Converts a string to NFKD normalized form, assuming the string is valid UTF8-encoded text.

Syntax

normalizeUTF8NFKD(words)

Arguments

  • words — UTF8-encoded input string. String.

Returned value

  • String transformed to NFKD normalization form. String.

Example

SELECT length('â'), normalizeUTF8NFKD('â') AS nfkd, length(nfkd) AS nfkd_len;

Result:

┌─length('â')─┬─nfkd─┬─nfkd_len─┐
│           2 │ â    │        3 │
└─────────────┴──────┴──────────┘

encodeXMLComponent

Escapes characters with special meaning in XML such that they can afterwards be place into a XML text node or attribute.

The following characters are replaced: <, &, >, ", '. Also see the list of XML and HTML character entity references.

Syntax

encodeXMLComponent(x)

Arguments

  • x — An input string. String.

Returned value

Example

SELECT encodeXMLComponent('Hello, "world"!');
SELECT encodeXMLComponent('<123>');
SELECT encodeXMLComponent('&clickhouse');
SELECT encodeXMLComponent('\'foo\'');

Result:

Hello, &quot;world&quot;!
&lt;123&gt;
&amp;clickhouse
&apos;foo&apos;

decodeXMLComponent

Un-escapes substrings with special meaning in XML. These substrings are: &quot; &amp; &apos; &gt; &lt;

This function also replaces numeric character references with Unicode characters.
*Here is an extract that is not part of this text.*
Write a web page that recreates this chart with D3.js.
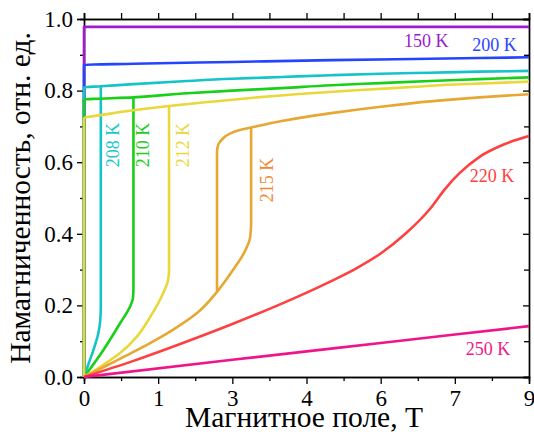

Both decimal (like &#10003;) and hexadecimal (&#x2713;) forms are supported.

Syntax

decodeXMLComponent(x)

Arguments

  • x — An input string. String.

Returned value

  • The un-escaped string. String.

Example

SELECT decodeXMLComponent('&apos;foo&apos;');
SELECT decodeXMLComponent('&lt; &#x3A3; &gt;');

Result:

'foo'
< Σ >

decodeHTMLComponent

Un-escapes substrings with special meaning in HTML. For example: &hbar; &gt; &diamondsuit; &heartsuit; &lt; etc.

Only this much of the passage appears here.